Performance Evaluation of Imputation Methods for Missing Data in Logistic Regression Model: Simulation and Application
Expectation maximization, imputation by random forests, K-nearest neighbor, multivariate imputation by chained equations, predictive mean matchingAbstract
Missing data is a common phenomenon most analysts have experienced. Even if the dataset includes a significant number of data points, many of the variables of interest will have missing values. The most prevalent method for dealing with such data points is to leave them out of the analysis. This method is not ideal for multiple reasons. One is that unless the data are missing completely at random, leaving out data points with missing values will bias the results of analysis. A second is that it leads to smaller datasets used for analysis. In this paper, we discuss some commonly used imputation methods, such as Expectation-Maximization (EM), multiple imputation by chained equations, and K-nearest neighbor. Furthermore, we propose a new imputation (EPK) method. The Monte Carlo simulation study is conducted to examine the efficiency of nine imputation methods in the binary logistic regression model when the missingness mechanism is missing at random.

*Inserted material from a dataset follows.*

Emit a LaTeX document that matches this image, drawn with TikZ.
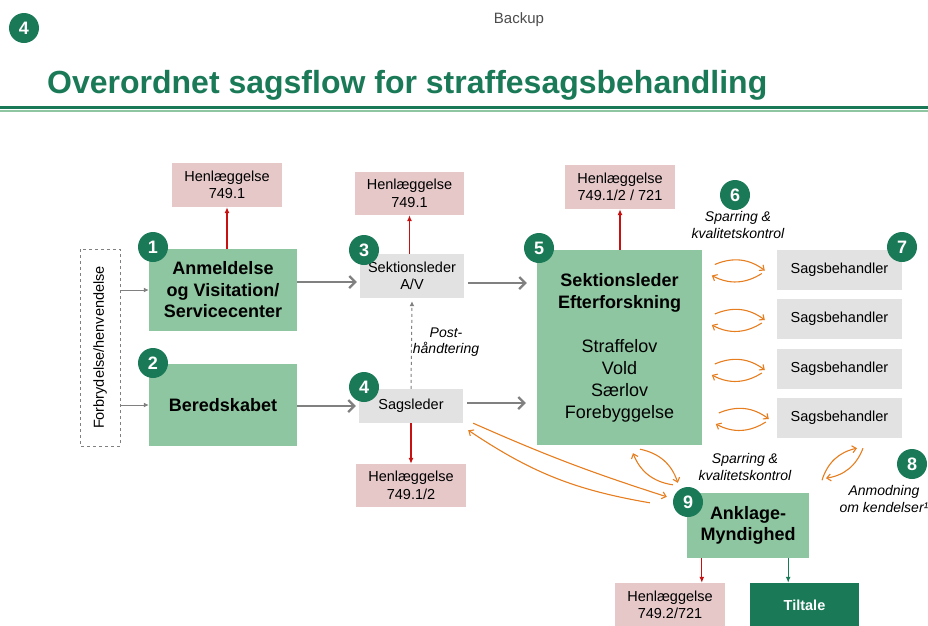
\documentclass[tikz,border=0pt]{standalone}
\usepackage{fontspec}
\setmainfont{Liberation Sans}
\usepackage{xcolor}
\usetikzlibrary{arrows.meta,positioning,calc}
\definecolor{dkgreen}{RGB}{26,122,88}
\definecolor{ltgreen}{RGB}{142,198,161}
\definecolor{boxgrey}{RGB}{226,226,226}
\definecolor{henpink}{RGB}{230,200,201}
\definecolor{arrred}{RGB}{200,16,16}
\definecolor{arrorange}{RGB}{230,125,30}
\definecolor{arrgrey}{RGB}{128,128,128}

\begin{document}
\begin{tikzpicture}[
    x=1pt, y=-1pt,
    >=Latex,
    mainbox/.style={fill=ltgreen, inner sep=0pt, align=center, font=\fontsize{18}{21.5}\selectfont\bfseries},
    greybox/.style={fill=boxgrey, inner sep=0pt, align=center, font=\fontsize{14.5}{17.5}\selectfont},
    henbox/.style={fill=henpink, inner sep=0pt, minimum width=110pt, minimum height=44pt, align=center, font=\fontsize{14.5}{17.5}\selectfont},
    badge/.style={circle, fill=dkgreen, text=white, inner sep=0pt, minimum size=30pt, font=\fontsize{18}{18}\selectfont\bfseries},
    note/.style={font=\fontsize{14}{16.5}\selectfont\itshape, align=center},
    flow/.style={draw=arrgrey, line width=2.2pt, -{Straight Barb[length=6pt,width=12pt]}},
    feed/.style={draw=arrgrey, line width=1pt, -{Latex[length=5pt,width=5pt]}},
    drop/.style={draw=arrred, line width=1.3pt, -{Latex[length=6pt,width=5pt]}},
    spar/.style={draw=arrorange, line width=1.1pt, -{Straight Barb[length=4pt,width=7pt]}}
]
\useasboundingbox (0,0) rectangle (928,625);

% header
\node[badge] (page) at (24,28) {4};
\node[font=\fontsize{15}{17}\selectfont, text=black!70] (backup) at (519,20) {Backup};
\node[anchor=base west, inner sep=0pt, font=\fontsize{32}{36}\selectfont\bfseries, text=dkgreen] (title) at (47,93) {Overordnet sagsflow for straffesagsbehandling};
\draw[dkgreen, line width=3pt] (0,107) -- (928,107);
\draw[ltgreen, line width=2pt] (0,110.5) -- (928,110.5);

% intake
\node[draw=arrgrey, dashed, rotate=90, minimum width=197pt, minimum height=40pt, inner sep=0pt, font=\fontsize{14.5}{17}\selectfont] (forb) at (100,347.5) {Forbrydelse/henvendelse};
\node[mainbox, minimum width=148pt, minimum height=82pt] (anm) at (223,290) {Anmeldelse\\og Visitation/\\Servicecenter};
\node[mainbox, minimum width=148pt, minimum height=82pt] (bered) at (223,405) {Beredskabet};
\node[henbox] (hen1) at (227,185) {Henlæggelse\\749.1};
\node[badge] (b1) at (153,247) {1};
\node[badge] (b2) at (153,363) {2};

% section leaders
\node[greybox, minimum width=104pt, minimum height=44pt] (sekav) at (412,276) {Sektionsleder\\A/V};
\node[greybox, minimum width=104pt, minimum height=34pt] (sagsl) at (411,406) {Sagsleder};
\node[henbox, minimum width=109pt, minimum height=43pt] (hen2) at (409.5,193.5) {Henlæggelse\\749.1};
\node[henbox, minimum height=43pt] (hen3) at (411,485.5) {Henlæggelse\\749.1/2};
\node[badge] (b3) at (364,250) {3};
\node[badge] (b4) at (364,387) {4};
\node[note] (post) at (446,342) {Post-\\håndtering};

% investigation
\node[mainbox, minimum width=165pt, minimum height=195pt, font=\fontsize{18}{22}\selectfont] (sekef) at (619.5,347.5) {\textbf{Sektionsleder}\\\textbf{Efterforskning}\\[22pt]Straffelov\\Vold\\Særlov\\Forebyggelse};
\node[henbox] (hen4) at (620,187) {Henlæggelse\\749.1/2 / 721};
\node[badge] (b5) at (539,248) {5};
\node[badge] (b6) at (735,195) {6};
\node[note] (spar1) at (738,225) {Sparring \&\\kvalitetskontrol};
\foreach \i/\y in {1/269.5,2/319,3/369,4/418}{
  \node[greybox, minimum width=125pt, minimum height=40pt] (sb\i) at (839.5,\y) {Sagsbehandler};
}
\node[badge] (b7) at (902,247) {7};

% prosecution
\node[mainbox, minimum width=122pt, minimum height=65pt] (ank) at (748,525.5) {Anklage-\\Myndighed};
\node[badge] (b9) at (688,502) {9};
\node[note] (spar2) at (745,467) {Sparring \&\\kvalitetskontrol};
\node[badge] (b8) at (912,464) {8};
\node[note] (anmod) at (884,499) {Anmodning\\om kendelser¹};
\node[henbox] (hen5) at (670,605) {Henlæggelse\\749.2/721};
\node[fill=dkgreen, text=white, minimum width=109pt, minimum height=44pt, inner sep=0pt, font=\fontsize{14.5}{17}\selectfont\bfseries] (tilt) at (804.5,605) {Tiltale};

% main flow
\draw[feed] (forb.south |- anm.west) -- (anm.west);
\draw[feed] (forb.south |- bered.west) -- (bered.west);
\draw[flow] ($(anm.east |- sekav.west)+(0,6)$) -- ($(sekav.west)+(-3,6)$);
\draw[flow] (bered.east |- sagsl.west) -- ($(sagsl.west)+(-3,0)$);
\draw[flow] ($(sekav.east)+(4,7)$) -- ($(sekef.west |- sekav.east)+(-10,7)$);
\draw[flow] ($(sagsl.east)+(4,-3)$) -- ($(sekef.west |- sagsl.east)+(-11,-3)$);
\draw[draw=arrgrey, dashed, line width=1pt, -{Latex[length=5pt,width=5pt]}] (sagsl.north) -- ($(sekav.south)+(0,3)$);

% henlaeggelse
\draw[drop] (hen1.south |- anm.north) -- (hen1.south);
\draw[drop] (hen2.south |- sekav.north) -- (hen2.south);
\draw[drop] (hen3.north |- sagsl.south) -- (hen3.north);
\draw[drop] (hen4.south |- sekef.north) -- (hen4.south);
\coordinate (ankred) at ($(ank.south west)+(15,0)$);
\coordinate (anktilt) at ($(ank.south east)+(-21,0)$);
\draw[drop] (ankred) -- (ankred |- hen5.north);
\draw[drop, draw=dkgreen] (anktilt) -- (anktilt |- tilt.north);

% sparring loops
\foreach \i/\dx in {1/0,2/0,3/0,4/4}{
  \coordinate (sa\i) at ($(sb\i.west)+(-62+\dx,-5)$);
  \coordinate (sb\i a) at ($(sb\i.west)+(-12+\dx,1)$);
  \coordinate (sc\i) at ($(sb\i.west)+(-15+\dx,4)$);
  \coordinate (sd\i) at ($(sb\i.west)+(-65+\dx,6)$);
  \draw[spar] (sa\i) to[bend left=30] (sb\i a);
  \draw[spar] (sc\i) to[bend left=30] (sd\i);
}
\coordinate (ka) at ($(sb4.south)+(-17.5,42)$);
\coordinate (kb) at ($(sb4.south)+(17.5,10)$);
\coordinate (kc) at ($(sb4.south)+(23.5,10)$);
\coordinate (kd) at ($(sb4.south)+(-13.5,40)$);
\draw[spar] (ka) to[bend left=30] (kb);
\draw[spar] (kc) to[bend left=30] (kd);

\coordinate (ea) at ($(sekef.south)+(20.5,4)$);
\coordinate (eb) at ($(ank.north west)+(-9,-10)$);
\coordinate (ec) at ($(ank.north west)+(-14,-8)$);
\coordinate (ed) at ($(sekef.south)+(13.5,8)$);
\draw[spar] (ea) to[bend left=30] (eb);
\draw[spar] (ec) to[bend left=30] (ed);

\coordinate (sa) at ($(sagsl.south east)+(10,0)$);
\coordinate (sz) at ($(ank.north west)+(-20,4)$);
\coordinate (ta) at ($(ank.north west)+(-37,10)$);
\coordinate (tz) at ($(sagsl.south east)+(5,7)$);
\draw[spar] (sa) to[bend right=3] (sz);
\draw[spar] (ta) to[bend left=12] (tz);
\end{tikzpicture}
\end{document}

Moreover, we used a real data on social network advertising, as an empirical study, to examine these methods. The results of our simulation and empirical studies indicated that the EPK and EM methods are more efficient than other imputation methods; where the EPK and EM have smallest values of Akaike information criterion (AIC) and Bayesian information criterion (BIC), whether the missing data is in the independent variables only, the dependent variable only, or in both together.